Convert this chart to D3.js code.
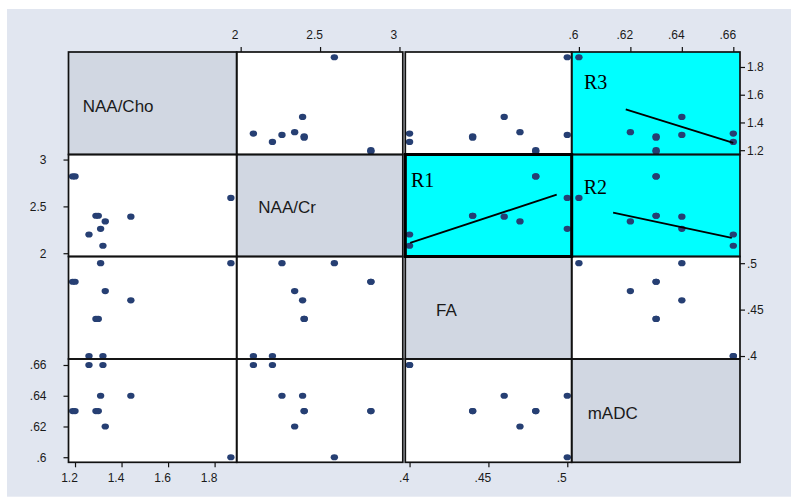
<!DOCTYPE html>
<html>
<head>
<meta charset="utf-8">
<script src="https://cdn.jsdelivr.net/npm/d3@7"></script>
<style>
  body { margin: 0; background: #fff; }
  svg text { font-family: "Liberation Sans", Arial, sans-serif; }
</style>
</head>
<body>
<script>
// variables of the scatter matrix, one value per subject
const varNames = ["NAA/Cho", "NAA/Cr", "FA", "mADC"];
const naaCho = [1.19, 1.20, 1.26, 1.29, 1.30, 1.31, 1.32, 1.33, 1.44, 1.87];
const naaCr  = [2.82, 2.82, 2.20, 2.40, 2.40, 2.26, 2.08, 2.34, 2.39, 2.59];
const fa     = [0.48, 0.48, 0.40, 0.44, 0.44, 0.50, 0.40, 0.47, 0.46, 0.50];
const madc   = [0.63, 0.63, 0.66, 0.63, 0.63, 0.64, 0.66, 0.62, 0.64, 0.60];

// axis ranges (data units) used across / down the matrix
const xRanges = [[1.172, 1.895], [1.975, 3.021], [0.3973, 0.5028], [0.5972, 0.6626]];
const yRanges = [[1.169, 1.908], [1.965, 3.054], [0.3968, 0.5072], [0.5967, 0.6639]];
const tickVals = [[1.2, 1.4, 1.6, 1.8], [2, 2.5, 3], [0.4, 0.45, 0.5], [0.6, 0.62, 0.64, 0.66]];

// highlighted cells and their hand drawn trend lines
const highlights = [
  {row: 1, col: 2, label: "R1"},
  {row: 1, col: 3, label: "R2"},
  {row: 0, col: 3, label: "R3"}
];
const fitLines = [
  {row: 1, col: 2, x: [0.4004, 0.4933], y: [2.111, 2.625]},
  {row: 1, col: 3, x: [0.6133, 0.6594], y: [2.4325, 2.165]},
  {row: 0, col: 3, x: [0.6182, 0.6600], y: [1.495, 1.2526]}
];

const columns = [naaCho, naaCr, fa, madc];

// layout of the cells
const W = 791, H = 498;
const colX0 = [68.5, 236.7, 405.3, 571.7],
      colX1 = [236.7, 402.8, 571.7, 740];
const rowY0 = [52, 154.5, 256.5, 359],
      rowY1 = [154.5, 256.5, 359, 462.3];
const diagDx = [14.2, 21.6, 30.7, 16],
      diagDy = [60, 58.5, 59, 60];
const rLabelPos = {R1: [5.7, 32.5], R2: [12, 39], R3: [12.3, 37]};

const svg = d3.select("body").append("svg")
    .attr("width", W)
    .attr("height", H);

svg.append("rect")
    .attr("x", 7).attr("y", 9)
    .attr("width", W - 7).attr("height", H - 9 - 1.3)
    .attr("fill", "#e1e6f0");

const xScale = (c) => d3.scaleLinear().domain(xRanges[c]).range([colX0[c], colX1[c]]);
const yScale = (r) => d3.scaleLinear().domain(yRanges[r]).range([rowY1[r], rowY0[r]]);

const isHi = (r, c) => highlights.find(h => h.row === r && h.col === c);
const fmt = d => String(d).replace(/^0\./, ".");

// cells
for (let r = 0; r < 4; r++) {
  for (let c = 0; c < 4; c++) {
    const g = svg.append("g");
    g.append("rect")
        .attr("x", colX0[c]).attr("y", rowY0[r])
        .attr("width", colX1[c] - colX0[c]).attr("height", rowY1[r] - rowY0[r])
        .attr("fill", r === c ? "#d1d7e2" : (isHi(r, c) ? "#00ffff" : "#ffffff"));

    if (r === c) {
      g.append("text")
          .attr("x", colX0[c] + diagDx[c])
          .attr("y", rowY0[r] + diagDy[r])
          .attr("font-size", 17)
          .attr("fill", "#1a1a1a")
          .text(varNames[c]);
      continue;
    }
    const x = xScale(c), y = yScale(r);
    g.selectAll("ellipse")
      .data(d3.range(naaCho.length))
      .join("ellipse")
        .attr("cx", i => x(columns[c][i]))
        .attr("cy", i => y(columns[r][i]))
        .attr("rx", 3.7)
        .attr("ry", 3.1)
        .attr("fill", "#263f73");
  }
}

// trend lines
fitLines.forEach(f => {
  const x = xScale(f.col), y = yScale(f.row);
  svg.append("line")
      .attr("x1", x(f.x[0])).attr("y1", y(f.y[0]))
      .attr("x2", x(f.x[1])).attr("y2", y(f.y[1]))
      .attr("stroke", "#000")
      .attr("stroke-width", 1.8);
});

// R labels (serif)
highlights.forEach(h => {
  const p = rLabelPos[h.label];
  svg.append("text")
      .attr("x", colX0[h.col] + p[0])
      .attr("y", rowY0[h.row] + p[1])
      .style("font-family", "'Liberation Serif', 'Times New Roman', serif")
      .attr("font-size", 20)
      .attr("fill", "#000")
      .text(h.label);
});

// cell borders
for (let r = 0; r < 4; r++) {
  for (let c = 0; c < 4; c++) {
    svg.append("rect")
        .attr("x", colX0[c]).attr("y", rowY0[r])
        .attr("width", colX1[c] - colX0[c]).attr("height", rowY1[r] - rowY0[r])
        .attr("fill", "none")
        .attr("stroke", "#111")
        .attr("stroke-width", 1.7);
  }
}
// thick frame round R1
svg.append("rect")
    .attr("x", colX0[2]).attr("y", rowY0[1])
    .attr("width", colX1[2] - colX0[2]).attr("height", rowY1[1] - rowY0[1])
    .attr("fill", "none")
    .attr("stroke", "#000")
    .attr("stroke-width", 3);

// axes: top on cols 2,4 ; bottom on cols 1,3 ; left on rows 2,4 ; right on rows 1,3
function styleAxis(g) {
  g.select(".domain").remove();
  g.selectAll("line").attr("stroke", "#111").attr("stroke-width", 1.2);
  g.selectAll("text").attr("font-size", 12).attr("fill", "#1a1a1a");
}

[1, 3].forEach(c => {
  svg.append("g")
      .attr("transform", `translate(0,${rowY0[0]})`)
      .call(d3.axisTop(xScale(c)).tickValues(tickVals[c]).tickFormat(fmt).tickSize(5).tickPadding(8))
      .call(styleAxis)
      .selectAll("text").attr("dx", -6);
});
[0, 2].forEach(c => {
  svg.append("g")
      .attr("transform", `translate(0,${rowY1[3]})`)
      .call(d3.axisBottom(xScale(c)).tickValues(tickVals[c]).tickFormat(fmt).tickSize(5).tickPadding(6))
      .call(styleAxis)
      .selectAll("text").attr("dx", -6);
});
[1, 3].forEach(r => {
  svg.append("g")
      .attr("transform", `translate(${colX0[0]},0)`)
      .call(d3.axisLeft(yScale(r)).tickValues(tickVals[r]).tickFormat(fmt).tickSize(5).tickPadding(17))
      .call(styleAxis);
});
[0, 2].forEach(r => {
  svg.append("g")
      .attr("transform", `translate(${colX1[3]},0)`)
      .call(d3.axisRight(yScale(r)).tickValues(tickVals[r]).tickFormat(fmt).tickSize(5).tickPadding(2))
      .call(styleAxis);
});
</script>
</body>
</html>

---

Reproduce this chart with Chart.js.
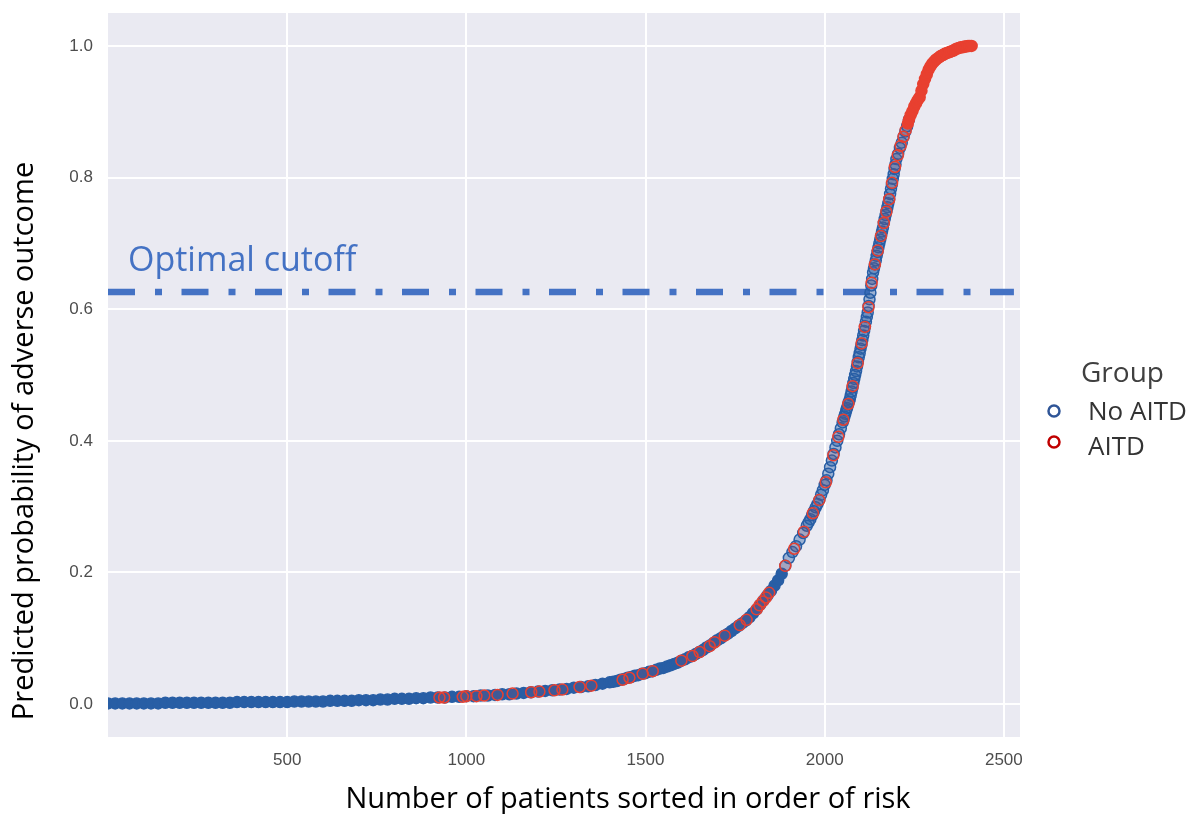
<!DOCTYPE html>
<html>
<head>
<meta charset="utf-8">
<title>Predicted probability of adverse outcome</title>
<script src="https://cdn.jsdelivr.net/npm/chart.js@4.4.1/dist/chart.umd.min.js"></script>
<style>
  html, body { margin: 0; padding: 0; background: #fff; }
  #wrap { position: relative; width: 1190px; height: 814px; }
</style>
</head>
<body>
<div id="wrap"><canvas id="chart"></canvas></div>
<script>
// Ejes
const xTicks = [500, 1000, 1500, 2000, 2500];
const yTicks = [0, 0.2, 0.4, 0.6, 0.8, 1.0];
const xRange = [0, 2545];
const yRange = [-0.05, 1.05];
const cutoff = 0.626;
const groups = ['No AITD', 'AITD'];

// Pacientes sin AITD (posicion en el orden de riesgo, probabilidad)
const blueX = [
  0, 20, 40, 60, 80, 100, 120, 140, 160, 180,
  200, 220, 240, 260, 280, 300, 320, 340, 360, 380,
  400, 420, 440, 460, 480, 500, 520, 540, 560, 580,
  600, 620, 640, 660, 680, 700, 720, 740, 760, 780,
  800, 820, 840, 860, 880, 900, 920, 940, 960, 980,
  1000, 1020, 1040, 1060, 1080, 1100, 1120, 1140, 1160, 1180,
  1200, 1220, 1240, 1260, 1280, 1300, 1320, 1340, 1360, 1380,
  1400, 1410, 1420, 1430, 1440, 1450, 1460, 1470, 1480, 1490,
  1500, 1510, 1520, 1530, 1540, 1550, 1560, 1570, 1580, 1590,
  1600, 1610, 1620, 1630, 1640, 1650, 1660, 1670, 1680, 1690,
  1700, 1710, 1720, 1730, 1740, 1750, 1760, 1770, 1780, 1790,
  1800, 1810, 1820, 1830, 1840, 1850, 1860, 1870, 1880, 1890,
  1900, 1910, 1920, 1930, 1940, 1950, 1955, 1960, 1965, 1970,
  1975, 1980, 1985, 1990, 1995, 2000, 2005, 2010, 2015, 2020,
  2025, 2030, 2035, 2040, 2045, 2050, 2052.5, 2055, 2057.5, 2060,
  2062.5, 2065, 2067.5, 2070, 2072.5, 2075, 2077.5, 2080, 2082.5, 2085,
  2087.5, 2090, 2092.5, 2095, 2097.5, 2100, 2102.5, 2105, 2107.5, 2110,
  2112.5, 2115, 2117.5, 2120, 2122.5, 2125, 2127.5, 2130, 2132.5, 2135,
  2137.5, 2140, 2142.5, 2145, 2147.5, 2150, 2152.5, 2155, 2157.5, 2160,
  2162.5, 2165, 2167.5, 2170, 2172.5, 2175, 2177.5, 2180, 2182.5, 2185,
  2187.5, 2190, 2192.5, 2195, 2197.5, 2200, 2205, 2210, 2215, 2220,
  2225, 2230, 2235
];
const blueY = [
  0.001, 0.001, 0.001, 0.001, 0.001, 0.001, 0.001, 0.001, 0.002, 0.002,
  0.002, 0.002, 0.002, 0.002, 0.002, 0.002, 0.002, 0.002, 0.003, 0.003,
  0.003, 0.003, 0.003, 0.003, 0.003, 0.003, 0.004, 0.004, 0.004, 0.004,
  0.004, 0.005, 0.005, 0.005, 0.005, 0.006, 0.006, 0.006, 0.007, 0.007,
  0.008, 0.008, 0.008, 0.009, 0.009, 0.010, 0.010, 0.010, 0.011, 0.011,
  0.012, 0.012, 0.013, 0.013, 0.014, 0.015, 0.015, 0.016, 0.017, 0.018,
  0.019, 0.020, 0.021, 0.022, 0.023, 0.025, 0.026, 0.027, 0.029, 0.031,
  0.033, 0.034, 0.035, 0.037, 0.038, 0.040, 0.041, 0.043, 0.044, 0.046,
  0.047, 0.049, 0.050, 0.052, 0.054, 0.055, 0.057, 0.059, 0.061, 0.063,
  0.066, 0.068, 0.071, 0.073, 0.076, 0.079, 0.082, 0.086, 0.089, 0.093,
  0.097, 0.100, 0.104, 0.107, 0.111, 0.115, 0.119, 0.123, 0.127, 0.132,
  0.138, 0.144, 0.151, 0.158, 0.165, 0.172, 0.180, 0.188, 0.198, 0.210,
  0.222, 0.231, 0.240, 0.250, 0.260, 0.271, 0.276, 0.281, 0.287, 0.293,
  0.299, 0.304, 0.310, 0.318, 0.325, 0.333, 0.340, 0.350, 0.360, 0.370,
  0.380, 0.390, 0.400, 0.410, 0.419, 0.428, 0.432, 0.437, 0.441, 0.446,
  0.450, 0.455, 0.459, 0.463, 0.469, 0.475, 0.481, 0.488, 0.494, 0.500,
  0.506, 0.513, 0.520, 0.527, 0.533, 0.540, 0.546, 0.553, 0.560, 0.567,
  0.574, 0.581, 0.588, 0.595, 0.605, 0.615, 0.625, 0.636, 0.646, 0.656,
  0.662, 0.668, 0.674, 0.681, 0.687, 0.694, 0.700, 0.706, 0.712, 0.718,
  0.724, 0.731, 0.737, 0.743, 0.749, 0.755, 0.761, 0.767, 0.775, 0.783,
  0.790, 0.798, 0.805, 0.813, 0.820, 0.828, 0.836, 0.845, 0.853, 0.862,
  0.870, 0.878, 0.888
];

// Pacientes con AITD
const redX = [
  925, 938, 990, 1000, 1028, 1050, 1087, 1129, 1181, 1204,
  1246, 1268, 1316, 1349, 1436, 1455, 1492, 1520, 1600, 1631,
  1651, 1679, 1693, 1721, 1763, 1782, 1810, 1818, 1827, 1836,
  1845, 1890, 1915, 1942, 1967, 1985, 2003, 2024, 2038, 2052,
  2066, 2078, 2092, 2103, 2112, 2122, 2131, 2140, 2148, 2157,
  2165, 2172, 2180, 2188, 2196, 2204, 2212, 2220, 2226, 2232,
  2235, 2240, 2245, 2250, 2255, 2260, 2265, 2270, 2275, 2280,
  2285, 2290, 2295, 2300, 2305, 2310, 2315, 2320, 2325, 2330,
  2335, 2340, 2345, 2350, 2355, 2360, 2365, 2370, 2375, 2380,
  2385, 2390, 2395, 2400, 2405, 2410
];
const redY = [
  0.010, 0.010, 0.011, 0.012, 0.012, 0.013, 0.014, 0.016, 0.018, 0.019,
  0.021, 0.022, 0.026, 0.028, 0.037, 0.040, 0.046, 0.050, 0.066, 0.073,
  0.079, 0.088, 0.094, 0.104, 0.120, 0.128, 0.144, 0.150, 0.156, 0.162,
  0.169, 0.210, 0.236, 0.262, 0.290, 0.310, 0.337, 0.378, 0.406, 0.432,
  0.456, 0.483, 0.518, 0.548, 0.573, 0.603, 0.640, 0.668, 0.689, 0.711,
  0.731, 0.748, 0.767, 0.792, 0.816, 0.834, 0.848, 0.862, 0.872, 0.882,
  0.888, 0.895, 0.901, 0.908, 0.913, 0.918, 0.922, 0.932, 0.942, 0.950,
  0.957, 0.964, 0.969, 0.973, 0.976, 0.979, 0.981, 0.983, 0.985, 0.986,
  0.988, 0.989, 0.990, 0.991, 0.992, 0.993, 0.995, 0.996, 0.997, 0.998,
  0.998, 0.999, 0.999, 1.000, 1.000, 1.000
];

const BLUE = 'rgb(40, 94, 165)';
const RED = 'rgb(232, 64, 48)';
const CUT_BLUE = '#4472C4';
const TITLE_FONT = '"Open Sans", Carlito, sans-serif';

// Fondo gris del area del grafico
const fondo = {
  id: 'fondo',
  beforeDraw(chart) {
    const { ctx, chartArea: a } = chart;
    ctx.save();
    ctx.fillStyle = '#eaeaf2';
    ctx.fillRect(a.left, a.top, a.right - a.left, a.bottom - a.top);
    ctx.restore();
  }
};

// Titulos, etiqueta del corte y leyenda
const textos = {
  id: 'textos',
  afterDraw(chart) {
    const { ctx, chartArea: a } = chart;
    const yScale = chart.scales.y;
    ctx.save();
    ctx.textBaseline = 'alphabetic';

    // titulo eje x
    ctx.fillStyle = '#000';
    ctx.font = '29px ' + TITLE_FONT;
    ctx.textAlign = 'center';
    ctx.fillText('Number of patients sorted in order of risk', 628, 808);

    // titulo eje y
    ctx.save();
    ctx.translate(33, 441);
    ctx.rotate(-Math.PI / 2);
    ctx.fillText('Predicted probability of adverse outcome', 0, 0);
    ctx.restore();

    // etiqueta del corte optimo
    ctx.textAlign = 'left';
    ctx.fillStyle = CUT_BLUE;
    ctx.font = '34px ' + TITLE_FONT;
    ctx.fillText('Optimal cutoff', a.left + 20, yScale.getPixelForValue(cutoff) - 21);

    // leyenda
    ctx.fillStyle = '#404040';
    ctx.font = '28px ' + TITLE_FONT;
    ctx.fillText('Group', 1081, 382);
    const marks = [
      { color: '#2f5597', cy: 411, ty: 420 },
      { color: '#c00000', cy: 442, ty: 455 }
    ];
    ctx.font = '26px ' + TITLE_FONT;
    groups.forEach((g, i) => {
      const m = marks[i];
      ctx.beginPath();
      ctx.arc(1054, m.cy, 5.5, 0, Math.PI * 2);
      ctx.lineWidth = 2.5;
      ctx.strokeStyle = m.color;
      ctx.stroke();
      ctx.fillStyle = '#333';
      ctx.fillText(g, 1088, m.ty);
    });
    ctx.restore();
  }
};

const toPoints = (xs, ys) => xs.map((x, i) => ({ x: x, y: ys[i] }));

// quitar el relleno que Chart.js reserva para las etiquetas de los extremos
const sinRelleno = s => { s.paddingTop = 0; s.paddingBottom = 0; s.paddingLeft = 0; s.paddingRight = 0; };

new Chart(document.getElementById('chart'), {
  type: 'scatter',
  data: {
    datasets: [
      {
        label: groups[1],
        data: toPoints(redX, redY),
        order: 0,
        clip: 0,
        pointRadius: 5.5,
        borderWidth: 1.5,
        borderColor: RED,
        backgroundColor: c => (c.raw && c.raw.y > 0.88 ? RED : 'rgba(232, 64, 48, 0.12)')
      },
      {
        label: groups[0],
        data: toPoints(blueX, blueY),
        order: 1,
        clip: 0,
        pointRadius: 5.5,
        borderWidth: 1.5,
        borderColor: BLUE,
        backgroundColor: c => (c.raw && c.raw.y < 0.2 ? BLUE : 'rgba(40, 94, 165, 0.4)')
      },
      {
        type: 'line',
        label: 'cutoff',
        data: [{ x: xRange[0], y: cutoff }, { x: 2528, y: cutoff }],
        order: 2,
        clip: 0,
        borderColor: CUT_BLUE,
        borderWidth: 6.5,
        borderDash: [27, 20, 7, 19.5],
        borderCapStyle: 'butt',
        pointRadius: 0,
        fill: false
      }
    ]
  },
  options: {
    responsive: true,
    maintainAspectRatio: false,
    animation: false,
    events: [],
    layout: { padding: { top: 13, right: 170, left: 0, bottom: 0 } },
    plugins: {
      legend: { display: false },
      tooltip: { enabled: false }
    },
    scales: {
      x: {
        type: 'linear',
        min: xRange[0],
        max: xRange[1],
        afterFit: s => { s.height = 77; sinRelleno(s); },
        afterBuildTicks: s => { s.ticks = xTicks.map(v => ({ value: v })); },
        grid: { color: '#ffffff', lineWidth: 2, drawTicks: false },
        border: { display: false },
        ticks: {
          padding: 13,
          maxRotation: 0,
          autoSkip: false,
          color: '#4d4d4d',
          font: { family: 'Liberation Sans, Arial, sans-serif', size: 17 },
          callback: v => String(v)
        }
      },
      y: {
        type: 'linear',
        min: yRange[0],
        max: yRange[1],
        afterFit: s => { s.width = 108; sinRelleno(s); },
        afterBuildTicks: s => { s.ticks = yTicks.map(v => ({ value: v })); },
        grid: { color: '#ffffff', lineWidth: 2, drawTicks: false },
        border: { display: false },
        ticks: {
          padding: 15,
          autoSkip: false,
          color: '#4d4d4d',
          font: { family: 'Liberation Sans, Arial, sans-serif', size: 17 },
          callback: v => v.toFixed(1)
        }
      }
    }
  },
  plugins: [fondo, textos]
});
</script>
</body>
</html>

■ Short problem ■
What's needed is an exact copy of the lines above from the one with "Reproduce this chart with Chart.js." through the one with "const groups = ['No AITD', 'AITD'];", both included; the pictures stay out.

■ Result of this exercise ■
Reproduce this chart with Chart.js.
<!DOCTYPE html>
<html>
<head>
<meta charset="utf-8">
<title>Predicted probability of adverse outcome</title>
<script src="https://cdn.jsdelivr.net/npm/chart.js@4.4.1/dist/chart.umd.min.js"></script>
<style>
  html, body { margin: 0; padding: 0; background: #fff; }
  #wrap { position: relative; width: 1190px; height: 814px; }
</style>
</head>
<body>
<div id="wrap"><canvas id="chart"></canvas></div>
<script>
// Ejes
const xTicks = [500, 1000, 1500, 2000, 2500];
const yTicks = [0, 0.2, 0.4, 0.6, 0.8, 1.0];
const xRange = [0, 2545];
const yRange = [-0.05, 1.05];
const cutoff = 0.626;
const groups = ['No AITD', 'AITD'];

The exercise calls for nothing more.